The Crossroads Music Series presents:
PARAMO (Chilean nueva cancion)
MOGAUWANE MAHLOELE (South African master musician and craftsman)

Saturday, October 12 at 7:30 PM
Calvary United Methodist Church
48th street and Baltimore Avenue
Admission $5-10-15 sliding scale

PARAMO's music is based on the traditions of the Andean highlands
region and on the Latin American musical movement known as nueva
cancion (new song). The band follows a tradition of songwriters and
musicians who have combined the diverse musical cultures of various
regions in Latin America. Its repertoire of instrumental and vocal
music spans the South American continent: Chile, Argentina, Peru,
Bolivia, Ecuador, and Venezuela. While maintaining its identity as a
South American group, Paramo has also kept open to the influences its
members have gathered in their years of living and playing in the US.

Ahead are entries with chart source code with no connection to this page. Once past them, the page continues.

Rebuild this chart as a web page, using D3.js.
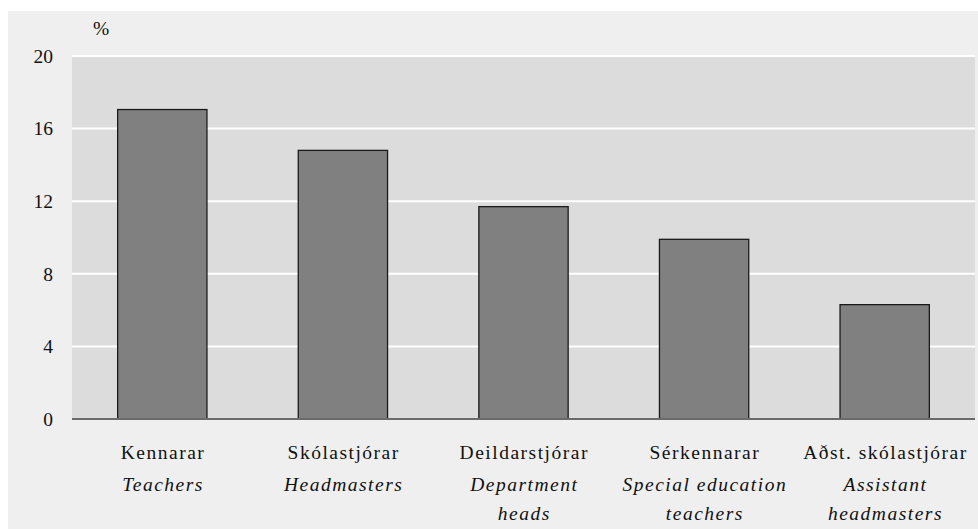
<!DOCTYPE html>
<html><head><meta charset="utf-8">
<script src="https://cdn.jsdelivr.net/npm/d3@7"></script>
<style>
html,body{margin:0;padding:0;background:#fff;}
svg{display:block;}
</style></head>
<body>
<svg id="chart" width="978" height="529"></svg>
<script>
const categories = ["Kennarar","Skólastjórar","Deildarstjórar","Sérkennarar","Aðst. skólastjórar"];
const englishLabels = [["Teachers"],["Headmasters"],["Department","heads"],["Special education","teachers"],["Assistant","headmasters"]];
const values = [17.05, 14.8, 11.7, 9.9, 6.3];
const yTicks = [0, 4, 8, 12, 16, 20];
const unitLabel = "%";

const FONT = "Liberation Serif";
const SPACING = 1.5;
const svg = d3.select("#chart");
const W = 978, H = 529;
const m = {left:72, right:3};

svg.append("rect").attr("x",8).attr("y",11).attr("width",W-8).attr("height",H-11).attr("fill","#efefef");

const x = d3.scaleBand().domain(categories).range([m.left, W-m.right]).paddingInner(0.5).paddingOuter(0.25);
const y = d3.scaleLinear().domain([0,20]).range([419, 56]);

svg.append("rect").attr("x",m.left).attr("y",y(20)).attr("width",W-m.right-m.left).attr("height",y(0)-y(20)).attr("fill","#dcdcdc");

// gridlines
svg.append("g").selectAll("line").data(yTicks.filter(d=>d>0)).join("line")
  .attr("x1",m.left).attr("x2",W-m.right)
  .attr("y1",d=>y(d)).attr("y2",d=>y(d))
  .attr("stroke","#fff").attr("stroke-width",2);

// y axis
const yAxis = d3.axisLeft(y).tickValues(yTicks).tickSize(0).tickPadding(19);
const ga = svg.append("g").attr("transform",`translate(${m.left},0)`).call(yAxis);
ga.select(".domain").remove();
ga.attr("font-family",null).attr("font-size",null);
ga.selectAll("text").attr("font-size",19.5).attr("fill","#111").style("font-family",FONT);

// bars
svg.append("g").selectAll("rect").data(values).join("rect")
  .attr("x",(d,i)=>x(categories[i])+0.5)
  .attr("y",d=>y(d))
  .attr("width",x.bandwidth()-1)
  .attr("height",d=>y(0)-y(d))
  .attr("fill","#808080").attr("stroke","#1a1a1a").attr("stroke-width",1.3);

// baseline
svg.append("line").attr("x1",m.left).attr("x2",W-m.right).attr("y1",y(0)).attr("y2",y(0))
  .attr("stroke","#6a6a6a").attr("stroke-width",2);

function spaced(sel){
  const n = sel.text().length;
  const w = sel.node().getComputedTextLength();
  sel.attr("textLength", w + SPACING*(n-1)).attr("lengthAdjust","spacing");
}

// category labels
const lab = svg.append("g");
categories.forEach((c,i)=>{
  const cx = x(c)+x.bandwidth()/2;
  const t = lab.append("text").attr("x",cx).attr("y",459).attr("text-anchor","middle")
    .attr("font-size",19.5).attr("fill","#111").style("font-family",FONT).text(c);
  spaced(t);
  englishLabels[i].forEach((s,j)=>{
    const e = lab.append("text").attr("x",cx).attr("y",490.5+j*29).attr("text-anchor","middle")
      .attr("font-size",19.5).attr("font-style","italic").attr("fill","#111").style("font-family",FONT).text(s);
    spaced(e);
  });
});

svg.append("text").attr("x",93).attr("y",35).attr("font-size",19.5).attr("fill","#111").style("font-family",FONT).text(unitLabel);
</script>
</body></html>
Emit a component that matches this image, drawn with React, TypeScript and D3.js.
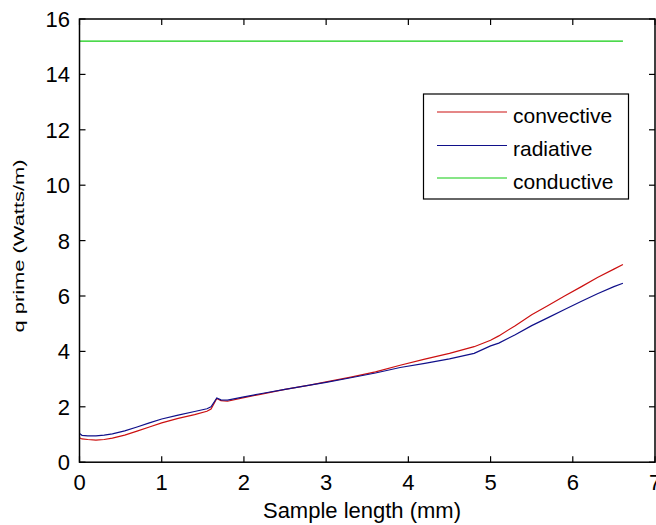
import React from "react";
import * as d3 from "d3";

const xValues = [0, 0.03, 0.1, 0.2, 0.3, 0.4, 0.55, 0.7, 0.85, 1.0, 1.2, 1.4, 1.55, 1.6, 1.67, 1.72, 1.8, 2.0, 2.2, 2.5, 2.8, 3.0, 3.3, 3.6, 3.9, 4.2, 4.5, 4.8, 5.0, 5.1, 5.3, 5.5, 5.7, 5.9, 6.1, 6.3, 6.5, 6.61];
const convective = [0.88, 0.84, 0.82, 0.8, 0.82, 0.87, 0.98, 1.12, 1.27, 1.42, 1.58, 1.72, 1.84, 1.92, 2.3, 2.22, 2.2, 2.33, 2.45, 2.63, 2.78, 2.9, 3.07, 3.26, 3.5, 3.72, 3.93, 4.17, 4.4, 4.56, 4.93, 5.32, 5.66, 6.0, 6.33, 6.67, 6.97, 7.14];
const radiative = [1.04, 0.97, 0.95, 0.95, 0.98, 1.02, 1.13, 1.27, 1.42, 1.56, 1.7, 1.83, 1.93, 2.0, 2.32, 2.25, 2.24, 2.36, 2.47, 2.63, 2.78, 2.88, 3.05, 3.22, 3.42, 3.57, 3.73, 3.93, 4.2, 4.3, 4.6, 4.93, 5.22, 5.51, 5.8, 6.08, 6.34, 6.46];
const conductiveX = [0, 6.61];
const conductive = [15.2, 15.2];

const xTicks = [0, 1, 2, 3, 4, 5, 6, 7];
const yTicks = [0, 2, 4, 6, 8, 10, 12, 14, 16];
const seriesNames = ["convective", "radiative", "conductive"];
const seriesColors = ["#cc1010", "#10108a", "#10cc10"];
const xLabel = "Sample length (mm)";
const yLabel = "q prime (Watts/m)";

export default function App() {
  const W = 656, H = 525;
  const left = 79.5, right = 655, top = 19, bottom = 462.2;
  const x = d3.scaleLinear().domain([0, 7]).range([left, right]);
  const y = d3.scaleLinear().domain([0, 16]).range([bottom, top]);
  const line = d3.line<[number, number]>().x(d => x(d[0])).y(d => y(d[1]));
  const series = [
    xValues.map((v, i) => [v, convective[i]] as [number, number]),
    xValues.map((v, i) => [v, radiative[i]] as [number, number]),
    conductiveX.map((v, i) => [v, conductive[i]] as [number, number]),
  ];
  const font = "'Liberation Sans', Arial, Helvetica, sans-serif";
  const tl = 6;
  const legX = 423.5, legY = 94, legW = 205, legH = 105;
  const rowY = [112, 145.5, 178];
  return (
    <svg width={W} height={H} style={{ position: "absolute", left: 0, top: 0, background: "#fff" }} fontFamily={font}>
      <rect x={0} y={0} width={W} height={H} fill="#fff" />
      {series.map((s, i) => (
        <path key={i} d={line(s) || ""} fill="none" stroke={seriesColors[i]} strokeWidth={1.2} />
      ))}
      <rect x={left} y={top} width={right - left} height={bottom - top} fill="none" stroke="#000" strokeWidth={1.5} />
      {xTicks.map(t => (
        <g key={"x" + t}>
          <line x1={x(t)} x2={x(t)} y1={bottom} y2={bottom - tl} stroke="#000" strokeWidth={1.2} />
          <line x1={x(t)} x2={x(t)} y1={top} y2={top + tl} stroke="#000" strokeWidth={1.2} />
          <text x={x(t)} y={490} fontSize={22} textAnchor="middle" fill="#000">{t}</text>
        </g>
      ))}
      {yTicks.map(t => (
        <g key={"y" + t}>
          <line x1={left} x2={left + tl} y1={y(t)} y2={y(t)} stroke="#000" strokeWidth={1.2} />
          <line x1={right} x2={right - tl} y1={y(t)} y2={y(t)} stroke="#000" strokeWidth={1.2} />
          <text x={70} y={y(t) + 8} fontSize={22} textAnchor="end" fill="#000">{t}</text>
        </g>
      ))}
      <text x={362} y={518} fontSize={22} textAnchor="middle" fill="#000">{xLabel}</text>
      <text transform={`translate(24,246) rotate(-90)`} fontSize={15} textAnchor="middle" textLength={173} lengthAdjust="spacingAndGlyphs" fill="#000">{yLabel}</text>
      <rect x={legX} y={legY} width={legW} height={legH} fill="#fff" stroke="#000" strokeWidth={1.2} />
      {seriesNames.map((n, i) => (
        <g key={n}>
          <line x1={437} x2={507} y1={rowY[i]} y2={rowY[i]} stroke={seriesColors[i]} strokeWidth={1.2} />
          <text x={513} y={rowY[i] + 10.5} fontSize={21} fill="#000">{n}</text>
        </g>
      ))}
    </svg>
  );
}
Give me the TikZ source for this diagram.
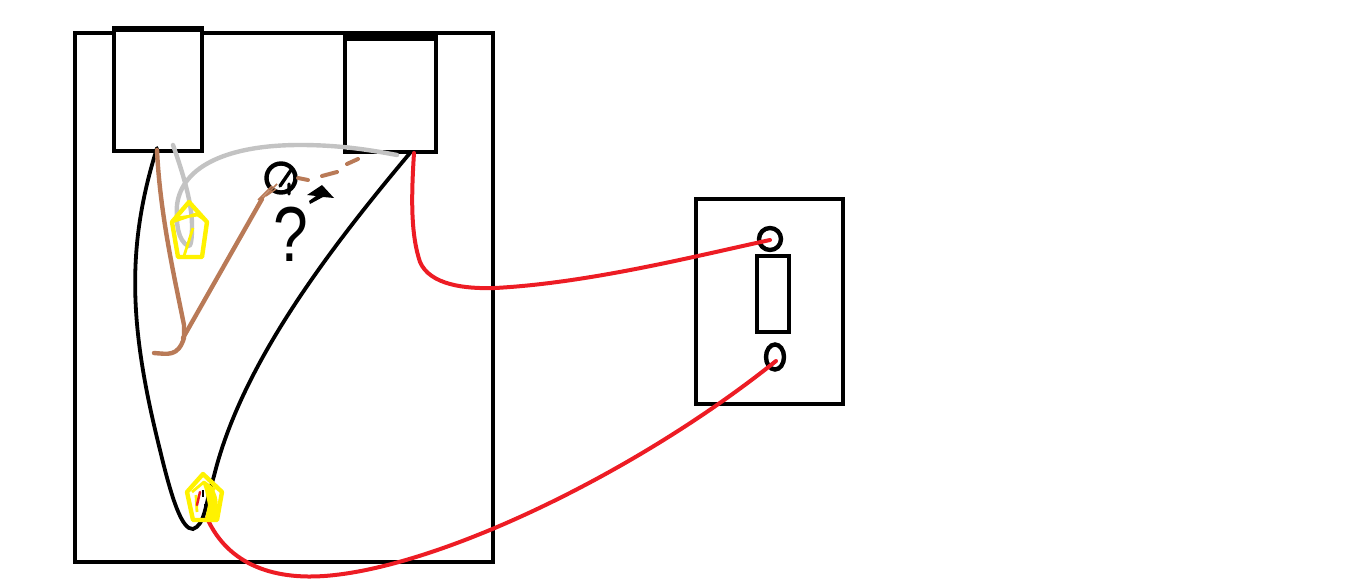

Neuva cancion began in Argentina in the late 1950s, when many
traditional rural musicians migrated to the cities. It soon spread to
other countries, most notably Chile, where its combination of
political lyrics and traditional music made it the voice of a great
movement for social justice. After the 1973 coup, many artists were
murdered, imprisoned, or fled, but nueva cancion continued to be
played underground and in other countries until the dictatorship fell
in 1990.

MOGAUWANE MAHLOELE was born in Storomo and raised in Mamelodi ya
Tshwane, South Africa. Craftsmanship and musicianship were entwined in
his upbringing. As the son of a musical family he was watched closely
as a child to see what talents he might have. His elders taught him
not only how to play but also how to make traditional instruments
including dikonokono drums, dundun, stolotolo (mouth harps), dipela
(kalimba), flutes, kora, doussin gouni, birimbau, balafone, and
algaita (traditional trumpet).

In 1976, Mogauwane left a family and a country that he loved, knowing
that if he stayed, his life would be "wasted" in jail, where his close
friends were incarcerated during the apartheid years. He has chosen
not to live in fear and has vowed "not to negate the very strong
things" he was raised with. In Philadelphia, he makes his living
teaching music and performing. In the absence of other musicians from
South Africa, he has begun to nurture an ensemble of diverse African
and African American musicians, teaching them traditional music and
his own compositions.

The Crossroads Music Series, a consortium made up of the Cherry Tree
Music Co-op and the Calvary Center for Community and Culture, presents
artists representing two different Philadelphia musical communities on
the second Saturday of each month. The program is in part supported by
a grant from the Bread and Roses Community Fund.